* [Requirement]: Repeat, exactly and in full, the lines of the listing below, but without any pictures.

* [Material]:

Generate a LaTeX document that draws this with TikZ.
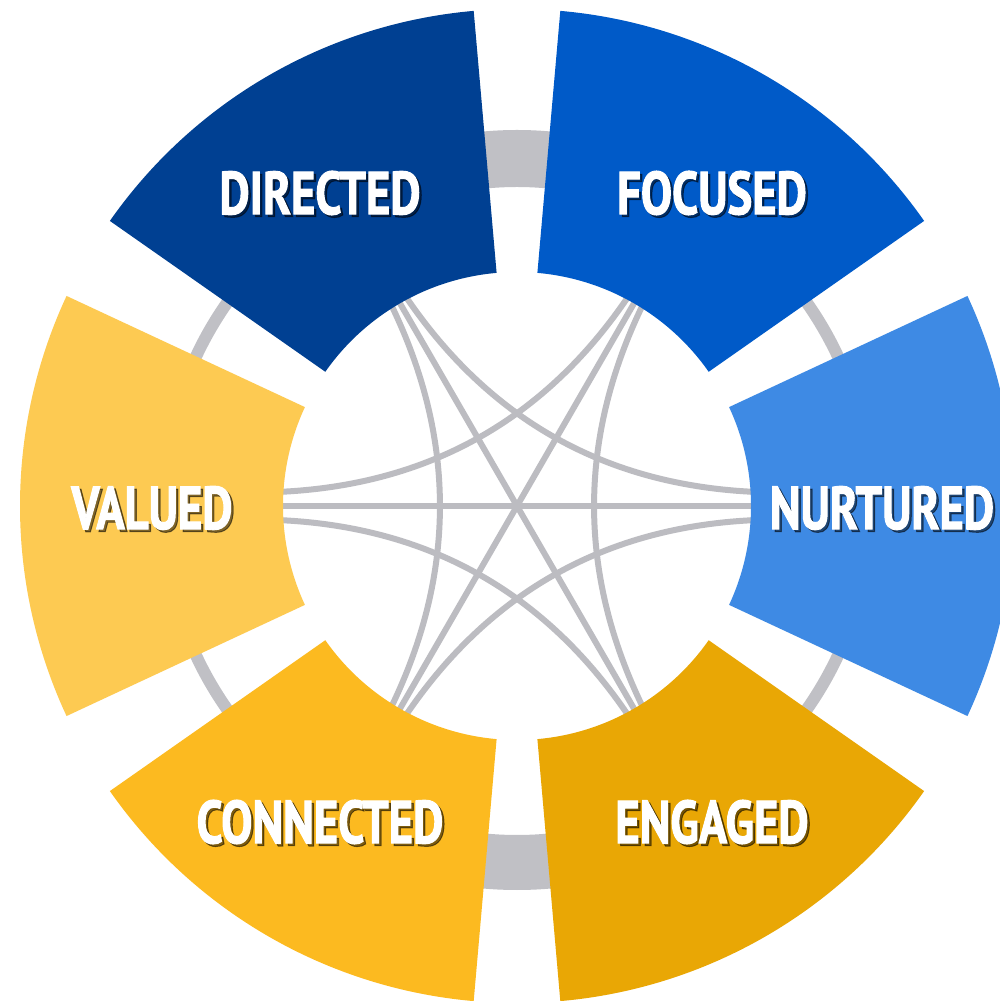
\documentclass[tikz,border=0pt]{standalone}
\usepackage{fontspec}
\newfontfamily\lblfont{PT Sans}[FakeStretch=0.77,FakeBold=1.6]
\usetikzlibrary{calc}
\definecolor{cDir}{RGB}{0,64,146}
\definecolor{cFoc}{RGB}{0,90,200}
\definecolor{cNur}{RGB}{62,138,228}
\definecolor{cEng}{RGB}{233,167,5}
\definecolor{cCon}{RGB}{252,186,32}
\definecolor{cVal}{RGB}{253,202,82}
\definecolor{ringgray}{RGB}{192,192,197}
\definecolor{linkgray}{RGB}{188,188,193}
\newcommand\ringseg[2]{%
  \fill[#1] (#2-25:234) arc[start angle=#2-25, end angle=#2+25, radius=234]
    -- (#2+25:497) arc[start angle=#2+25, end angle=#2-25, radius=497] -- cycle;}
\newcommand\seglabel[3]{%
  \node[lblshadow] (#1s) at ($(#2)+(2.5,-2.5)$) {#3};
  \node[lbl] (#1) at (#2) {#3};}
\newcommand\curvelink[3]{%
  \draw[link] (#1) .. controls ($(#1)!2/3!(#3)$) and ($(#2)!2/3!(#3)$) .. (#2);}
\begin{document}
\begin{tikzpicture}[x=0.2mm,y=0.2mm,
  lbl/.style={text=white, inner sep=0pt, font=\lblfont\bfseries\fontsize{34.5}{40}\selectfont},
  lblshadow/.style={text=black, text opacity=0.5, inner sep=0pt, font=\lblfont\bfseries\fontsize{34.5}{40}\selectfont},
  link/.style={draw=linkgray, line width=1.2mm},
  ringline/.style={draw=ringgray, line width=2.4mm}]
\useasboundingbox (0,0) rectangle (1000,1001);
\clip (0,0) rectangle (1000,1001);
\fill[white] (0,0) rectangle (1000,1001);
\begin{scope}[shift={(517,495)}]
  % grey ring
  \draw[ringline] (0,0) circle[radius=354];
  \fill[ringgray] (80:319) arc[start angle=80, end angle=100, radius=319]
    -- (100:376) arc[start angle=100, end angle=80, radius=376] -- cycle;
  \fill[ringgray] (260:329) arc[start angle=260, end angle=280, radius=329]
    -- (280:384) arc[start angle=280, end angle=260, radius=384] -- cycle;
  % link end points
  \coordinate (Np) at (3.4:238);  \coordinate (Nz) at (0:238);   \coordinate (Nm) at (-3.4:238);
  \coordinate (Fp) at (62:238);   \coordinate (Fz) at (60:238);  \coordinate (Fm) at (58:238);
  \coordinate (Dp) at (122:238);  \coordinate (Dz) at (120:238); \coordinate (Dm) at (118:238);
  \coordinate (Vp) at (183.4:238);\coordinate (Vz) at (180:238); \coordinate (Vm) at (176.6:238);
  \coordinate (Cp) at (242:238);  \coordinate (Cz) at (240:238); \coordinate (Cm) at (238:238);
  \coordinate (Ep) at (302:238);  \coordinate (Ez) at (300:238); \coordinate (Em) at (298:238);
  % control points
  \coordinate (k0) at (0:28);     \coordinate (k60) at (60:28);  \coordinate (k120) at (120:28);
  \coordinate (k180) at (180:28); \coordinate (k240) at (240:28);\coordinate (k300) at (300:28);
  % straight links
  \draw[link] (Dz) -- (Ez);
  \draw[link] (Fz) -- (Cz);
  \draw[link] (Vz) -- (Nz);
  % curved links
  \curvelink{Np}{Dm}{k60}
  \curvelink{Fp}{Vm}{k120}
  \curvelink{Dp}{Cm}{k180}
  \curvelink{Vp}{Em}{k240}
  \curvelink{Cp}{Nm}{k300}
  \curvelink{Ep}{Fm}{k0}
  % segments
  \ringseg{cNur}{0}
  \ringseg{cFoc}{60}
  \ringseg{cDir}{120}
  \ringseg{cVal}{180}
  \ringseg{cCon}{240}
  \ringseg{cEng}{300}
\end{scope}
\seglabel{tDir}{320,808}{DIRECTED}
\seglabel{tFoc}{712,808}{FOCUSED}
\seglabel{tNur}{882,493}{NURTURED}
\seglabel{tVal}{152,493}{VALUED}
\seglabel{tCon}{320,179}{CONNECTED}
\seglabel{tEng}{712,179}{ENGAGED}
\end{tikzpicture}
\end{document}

* [Worked solution]:
Generate a LaTeX document that draws this with TikZ.
\documentclass[tikz,border=0pt]{standalone}
\usepackage{fontspec}
\newfontfamily\lblfont{PT Sans}[FakeStretch=0.77,FakeBold=1.6]
\usetikzlibrary{calc}
\definecolor{cDir}{RGB}{0,64,146}
\definecolor{cFoc}{RGB}{0,90,200}
\definecolor{cNur}{RGB}{62,138,228}
\definecolor{cEng}{RGB}{233,167,5}
\definecolor{cCon}{RGB}{252,186,32}
\definecolor{cVal}{RGB}{253,202,82}
\definecolor{ringgray}{RGB}{192,192,197}
\definecolor{linkgray}{RGB}{188,188,193}
\newcommand\ringseg[2]{%
  \fill[#1] (#2-25:234) arc[start angle=#2-25, end angle=#2+25, radius=234]
    -- (#2+25:497) arc[start angle=#2+25, end angle=#2-25, radius=497] -- cycle;}
\newcommand\seglabel[3]{%
  \node[lblshadow] (#1s) at ($(#2)+(2.5,-2.5)$) {#3};
  \node[lbl] (#1) at (#2) {#3};}
\newcommand\curvelink[3]{%
  \draw[link] (#1) .. controls ($(#1)!2/3!(#3)$) and ($(#2)!2/3!(#3)$) .. (#2);}
\begin{document}
\begin{tikzpicture}[x=0.2mm,y=0.2mm,
  lbl/.style={text=white, inner sep=0pt, font=\lblfont\bfseries\fontsize{34.5}{40}\selectfont},
  lblshadow/.style={text=black, text opacity=0.5, inner sep=0pt, font=\lblfont\bfseries\fontsize{34.5}{40}\selectfont},
  link/.style={draw=linkgray, line width=1.2mm},
  ringline/.style={draw=ringgray, line width=2.4mm}]
\useasboundingbox (0,0) rectangle (1000,1001);
\clip (0,0) rectangle (1000,1001);
\fill[white] (0,0) rectangle (1000,1001);
\begin{scope}[shift={(517,495)}]
  % grey ring
  \draw[ringline] (0,0) circle[radius=354];
  \fill[ringgray] (80:319) arc[start angle=80, end angle=100, radius=319]
    -- (100:376) arc[start angle=100, end angle=80, radius=376] -- cycle;
  \fill[ringgray] (260:329) arc[start angle=260, end angle=280, radius=329]
    -- (280:384) arc[start angle=280, end angle=260, radius=384] -- cycle;
  % link end points
  \coordinate (Np) at (3.4:238);  \coordinate (Nz) at (0:238);   \coordinate (Nm) at (-3.4:238);
  \coordinate (Fp) at (62:238);   \coordinate (Fz) at (60:238);  \coordinate (Fm) at (58:238);
  \coordinate (Dp) at (122:238);  \coordinate (Dz) at (120:238); \coordinate (Dm) at (118:238);
  \coordinate (Vp) at (183.4:238);\coordinate (Vz) at (180:238); \coordinate (Vm) at (176.6:238);
  \coordinate (Cp) at (242:238);  \coordinate (Cz) at (240:238); \coordinate (Cm) at (238:238);
  \coordinate (Ep) at (302:238);  \coordinate (Ez) at (300:238); \coordinate (Em) at (298:238);
  % control points
  \coordinate (k0) at (0:28);     \coordinate (k60) at (60:28);  \coordinate (k120) at (120:28);
  \coordinate (k180) at (180:28); \coordinate (k240) at (240:28);\coordinate (k300) at (300:28);
  % straight links
  \draw[link] (Dz) -- (Ez);
  \draw[link] (Fz) -- (Cz);
  \draw[link] (Vz) -- (Nz);
  % curved links
  \curvelink{Np}{Dm}{k60}
  \curvelink{Fp}{Vm}{k120}
  \curvelink{Dp}{Cm}{k180}
  \curvelink{Vp}{Em}{k240}
  \curvelink{Cp}{Nm}{k300}
  \curvelink{Ep}{Fm}{k0}
  % segments
  \ringseg{cNur}{0}
  \ringseg{cFoc}{60}
  \ringseg{cDir}{120}
  \ringseg{cVal}{180}
  \ringseg{cCon}{240}
  \ringseg{cEng}{300}
\end{scope}
\seglabel{tDir}{320,808}{DIRECTED}
\seglabel{tFoc}{712,808}{FOCUSED}
\seglabel{tNur}{882,493}{NURTURED}
\seglabel{tVal}{152,493}{VALUED}
\seglabel{tCon}{320,179}{CONNECTED}
\seglabel{tEng}{712,179}{ENGAGED}
\end{tikzpicture}
\end{document}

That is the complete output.